In fact, Einstein tended to be more critical of debunkers, who seemed to lack humility or a sense of awe, than of the faithful. "The fanatical atheists," he wrote in a letter, "are like slaves who are still feeling the weight of their chains which they have thrown off after hard struggle. They are creatures who--in their grudge against traditional religion as the 'opium of the masses'-- cannot hear the music of the spheres."
"The music of the sphere's." Do any of the spiritual masters, past or present, express either the spiritual nature of the universe, or what may be God, any more poetically? . . . as poetically, perhaps; but, more poetically? Certainly, not.

'Finger of God' Nebula: NASA
In fact, Einstein insisted that an 'inner religious' or 'spiritual' curiosity is necessary for the true scientist, and all scientific inquiry. "Science can be created only by those who are thoroughly imbued with the aspiration toward truth and understanding," he once remarked. "This source of feeling, however, springs from the sphere of religion." Isaacson notes that these remarks on the religious well-springs of scientifc curiosity garnered "front-page news coverage," and prompted another of Einstein's most famous, pithy sayings: "(S)cience without religion is lame, religion without science is blind."

But what were the sources of Einstein's "inner-religiousity" or "spirituality?" Isaacson notes that his parents were almost militantly, non-observant Jews, and that he received a Catholic early education. Nonetheless, he seems to have practiced his own form of Orthodox Judaism until at age twelve he abandoned all outward religious affectations.

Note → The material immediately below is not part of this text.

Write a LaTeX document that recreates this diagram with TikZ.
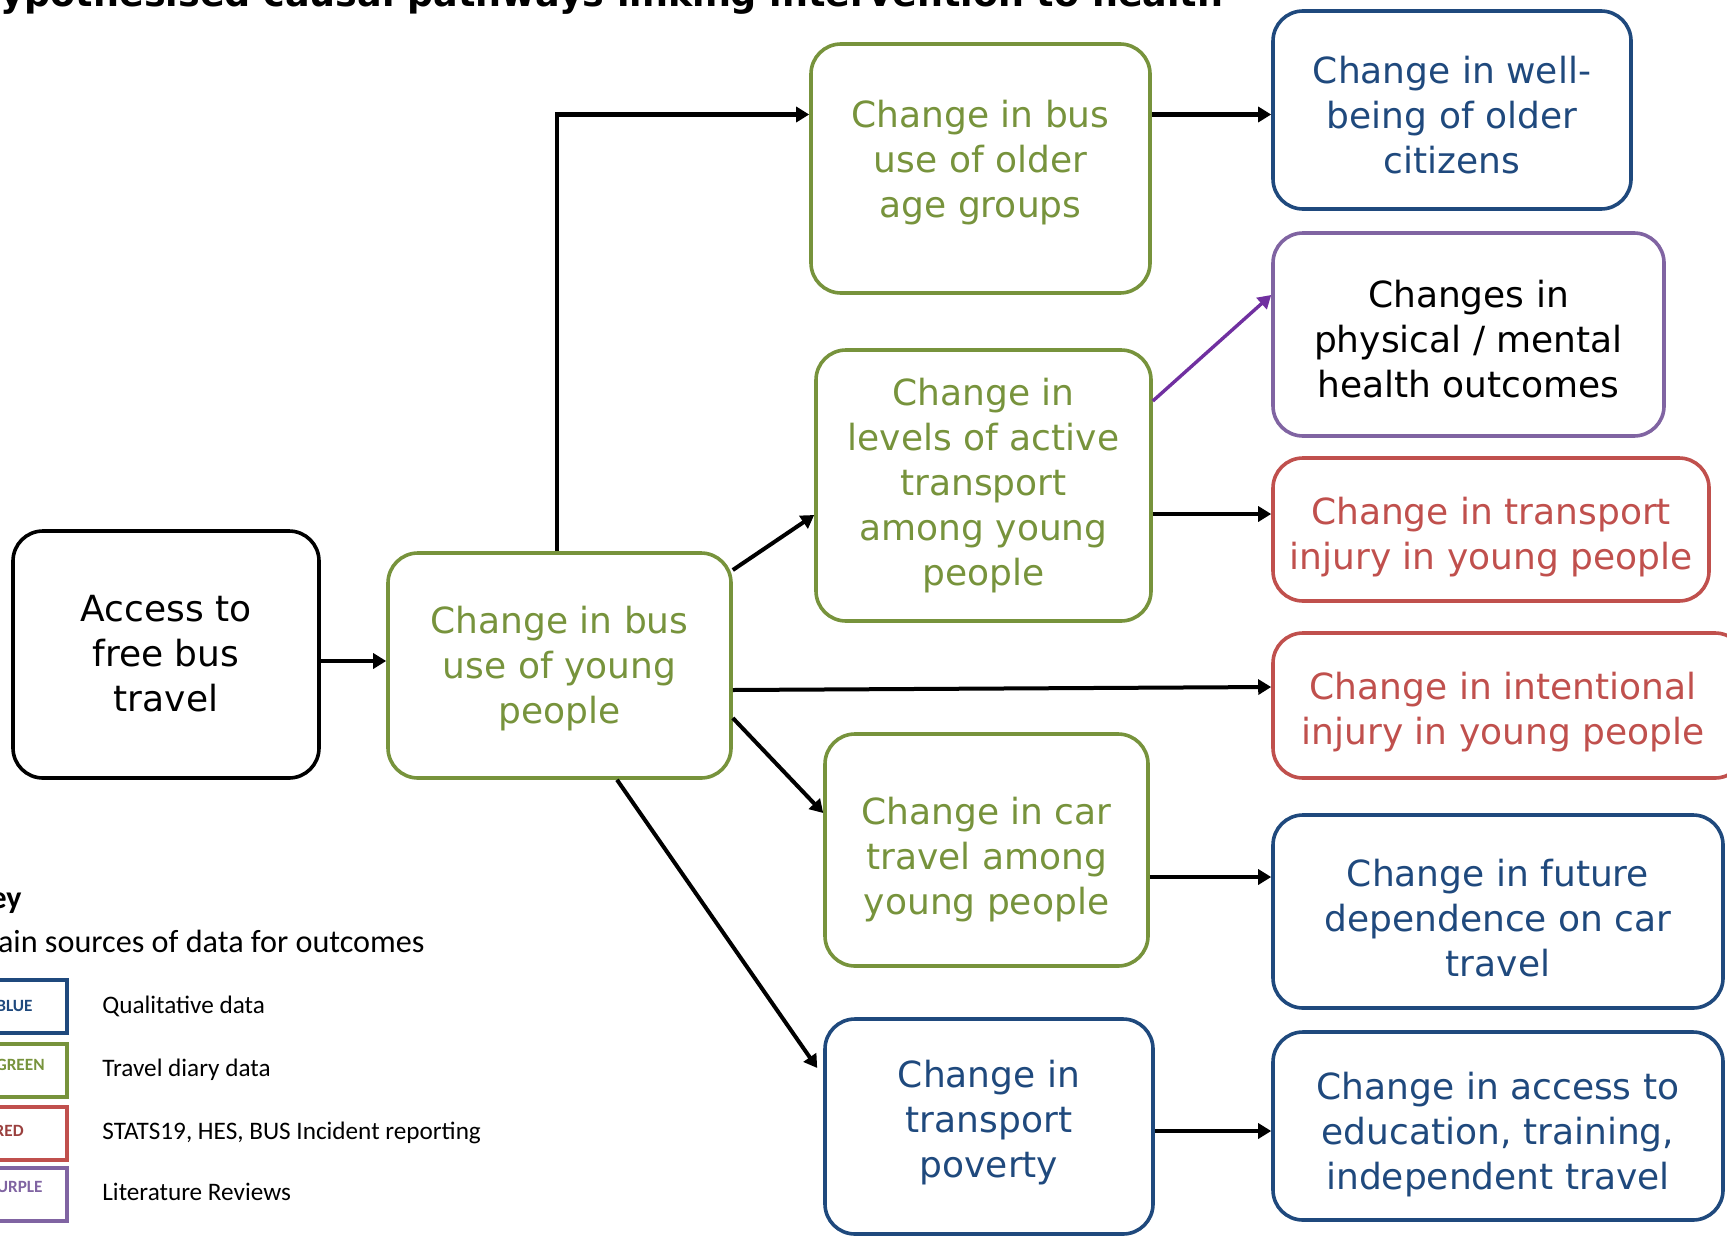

I suspect that like many of the leading scientists of the early twentieth century (Wolfgang Pauli, Werner Heisenberg and Robert Oppenheimer, spring to mind), Einstein may have been influenced, more than is readily discernible, by the then-recently transplanted Eastern wisdom teachings such as Bhuddism and the Advaita Vedanta. As Isaacson again notes, based on Einstein's own thoughts and words, Einstein was a profoundly "religious man." Like Heisenberg, who outlined the "uncertainty principle" in quantum theory that Einstein would spend a career unsuccessfully trying to refute, Einstein also penned a credo entitled, "What I Believe." In it, he notes:

"The most beautiful emotion we can experience is the mysterious. It is the fundamental emotion that stands at the cradle of all true art and science. He to whom this emotion is a stranger, who can no longer wonder and stand rapt in awe, is as good as dead, a snuffed-out candle. To sense that behind anything that can be experienced there is something that our minds cannot grasp, whose beauty and sublimity reaches us only indirectly: this is religiousness. In this sense, and in this sense only, I am a devoutly religious man."
A "snuffed-out candle" is the root of the Pali word that the Buddha used to describe enlightenment: nirvana. A candle is also used extensively in Sufi imagery as a metaphor for the Divine. ("Judge the moth by it's candle," Rumi wrote.) And, of course, in the 'Sermon on the Mount,' Jesus urged people not to hide the "light" of their candle under a "bushel" basket, so as to deprive one's neighbour of candlelight in the large, communal houses many lived in at the time.

This is purely speculative, of course. But a man of Einstein's unslakeable curiosity and deeply held spiritual (rather than outerwardly religious) inclinations would surely have looked into the beliefs held by so many others, if not just the beliefs held by Heisenberg and Einstein's close colleague, the Nobel-laureate physicist, Pauli.